Behavior: are you rewarding tantrums?
Date: December 20th, 2016
By: Polly Bath
Polly Bath: Emotional looks like this: Do I have a good sense of self concept? Do I have coping skills? Can I self regulate? Do people run interference for me constantly, and not allow me to ride it out?
Do you let me tantrum for two hours in the hallway? I’m flat out in the hall, and I refuse to move.
Guess what? I’m not going to pick up a student whose doing that. I’m not going to call my crisis team.
As a matter of fact, I’m going to look for other people that maybe have time in their schedule. I’m going to say, “Hey. Can you bring your laptop out here and can you do some sitting here?” They’ll sit out there with their laptop, and they’re working.

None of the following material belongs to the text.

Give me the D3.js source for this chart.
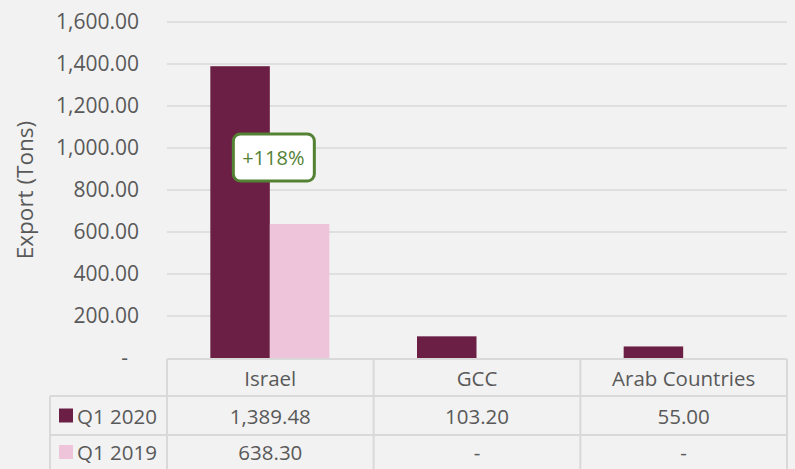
<!DOCTYPE html>
<html><head><meta charset="utf-8">
<script src="https://cdn.jsdelivr.net/npm/d3@7"></script>
<style>html,body{margin:0;padding:0;background:#F2F2F2;}svg{display:block;font-family:"Open Sans",sans-serif;}</style>
</head><body>
<script>
const categories = ["Israel", "GCC", "Arab Countries"];
const seriesNames = ["Q1 2020", "Q1 2019"];
const q1_2020 = [1389.48, 103.20, 55.00];
const q1_2019 = [638.30, 0, 0];
const tableQ1_2020 = ["1,389.48", "103.20", "55.00"];
const tableQ1_2019 = ["638.30", "-", "-"];
const yTicks = [0, 200, 400, 600, 800, 1000, 1200, 1400, 1600];
const annotation = "+118%";
const colors = ["#6B1F45", "#EEC4DB"];

(function () {
const W = 795, H = 469;
const mLeft = 167, mRight = 787, mTop = 22, mBottom = 358;
const svg = d3.select("body").append("svg").attr("width", W).attr("height", H);
svg.append("rect").attr("width", W).attr("height", H).attr("fill", "#F2F2F2");

const x = d3.scaleBand().domain(categories).range([mLeft, mRight]);
const x1 = d3.scaleBand().domain(seriesNames).range([0, 119]);
const y = d3.scaleLinear().domain([0, 1600]).range([mBottom, mTop]);

svg.append("g").selectAll("line").data(yTicks.filter(d => d > 0)).join("line")
  .attr("x1", mLeft).attr("x2", mRight).attr("y1", d => y(d)).attr("y2", d => y(d))
  .attr("stroke", "#D9D9D9").attr("stroke-width", 1.5);

const fmt = d => d === 0 ? "-" : d3.format(",.2f")(d);
svg.append("g").selectAll("text").data(yTicks).join("text")
  .attr("x", d => d === 0 ? 128 : 139).attr("y", d => y(d))
  .attr("dy", "0.35em").attr("text-anchor", "end")
  .attr("font-size", 21).attr("fill", "#595959").text(fmt);

svg.append("text").attr("transform", `translate(33,${190}) rotate(-90)`)
  .attr("text-anchor", "middle").attr("font-size", 22.5).attr("fill", "#595959").text("Export (Tons)");

const series = [q1_2020, q1_2019];
series.forEach((vals, si) => {
  svg.append("g").selectAll("rect").data(vals.map((v, i) => ({ v, c: categories[i] }))).join("rect")
    .attr("x", d => x(d.c) + x.bandwidth() / 2 - 60 + x1(seriesNames[si]))
    .attr("width", x1.bandwidth())
    .attr("y", d => y(d.v)).attr("height", d => mBottom - y(d.v))
    .attr("fill", colors[si]);
});

const ax = x("Israel") + x.bandwidth() / 2 + 3, ay = y(1000) + 10;
svg.append("rect").attr("x", ax - 40).attr("y", ay - 24).attr("width", 81).attr("height", 47)
  .attr("rx", 7).attr("fill", "#fff").attr("stroke", "#548235").attr("stroke-width", 3);
svg.append("text").attr("x", ax).attr("y", ay).attr("dy", "0.35em").attr("text-anchor", "middle")
  .attr("font-size", 20).attr("fill", "#548235").text(annotation);

const rowY = [359, 396, 435, 469];
const lc = "#D9D9D9";
const tg = svg.append("g").attr("stroke", lc).attr("stroke-width", 2);
tg.append("line").attr("x1", mLeft).attr("x2", mRight).attr("y1", rowY[0]).attr("y2", rowY[0]);
tg.append("line").attr("x1", 50).attr("x2", mRight).attr("y1", rowY[1]).attr("y2", rowY[1]);
tg.append("line").attr("x1", 50).attr("x2", mRight).attr("y1", rowY[2]).attr("y2", rowY[2]);
tg.append("line").attr("x1", 50).attr("x2", 50).attr("y1", rowY[1]).attr("y2", H);
[mLeft, ...categories.map(c => x(c) + x.bandwidth())].forEach(xx =>
  tg.append("line").attr("x1", xx).attr("x2", xx).attr("y1", rowY[0]).attr("y2", H));

const rows = [categories, tableQ1_2020, tableQ1_2019];
rows.forEach((r, ri) => {
  svg.append("g").selectAll("text").data(r).join("text")
    .attr("x", (d, i) => x(categories[i]) + x.bandwidth() / 2)
    .attr("y", (rowY[ri] + rowY[ri + 1]) / 2 + 1).attr("dy", "0.35em")
    .attr("text-anchor", "middle").attr("font-size", 20.5).attr("fill", "#595959").text(d => d);
});
seriesNames.forEach((s, i) => {
  const cy = (rowY[i + 1] + rowY[i + 2]) / 2;
  svg.append("rect").attr("x", 59).attr("y", cy - 7).attr("width", 14).attr("height", 14).attr("fill", colors[i]);
  svg.append("text").attr("x", 77).attr("y", cy + 1).attr("dy", "0.35em")
    .attr("font-size", 20.5).attr("fill", "#595959").text(s);
});
})();
</script>
</body></html>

If the kid engages in a conversation with them, they say nothing. They just keep working. All they do is say to the child, “Oh yeah. Your classroom’s in there. Your classroom’s over there.”
I’ve ridden out two hours worth of flat drag out in the hallway, just by tag teaming with my colleagues to do what I call the “eye babysitting.” You got to keep this kid in eyesight. I can’t leave him out in the hall by himself. I am not, however, going to physically pick this kid up.
After a while that kid begins to learn that nobody talks to them while they’re on the floor. People come out and do their own work and don’t give them the time of day. They don’t really get any interaction unless they pick themselves up and go to class, where they’re supposed to be. It was a whole lot more fun, however, when the adults were standing over them counting, and when two people came and escorted them, and then another person came down the hallway and tried to coax them along, or engage in getting them to move. That was a lot more fun than just sitting there.
In the beginning, that’s really hard to do. I’m not going to tell you it’s not. It’s hard to ride out a two hour tantrum, but it’s one of the best things you can do.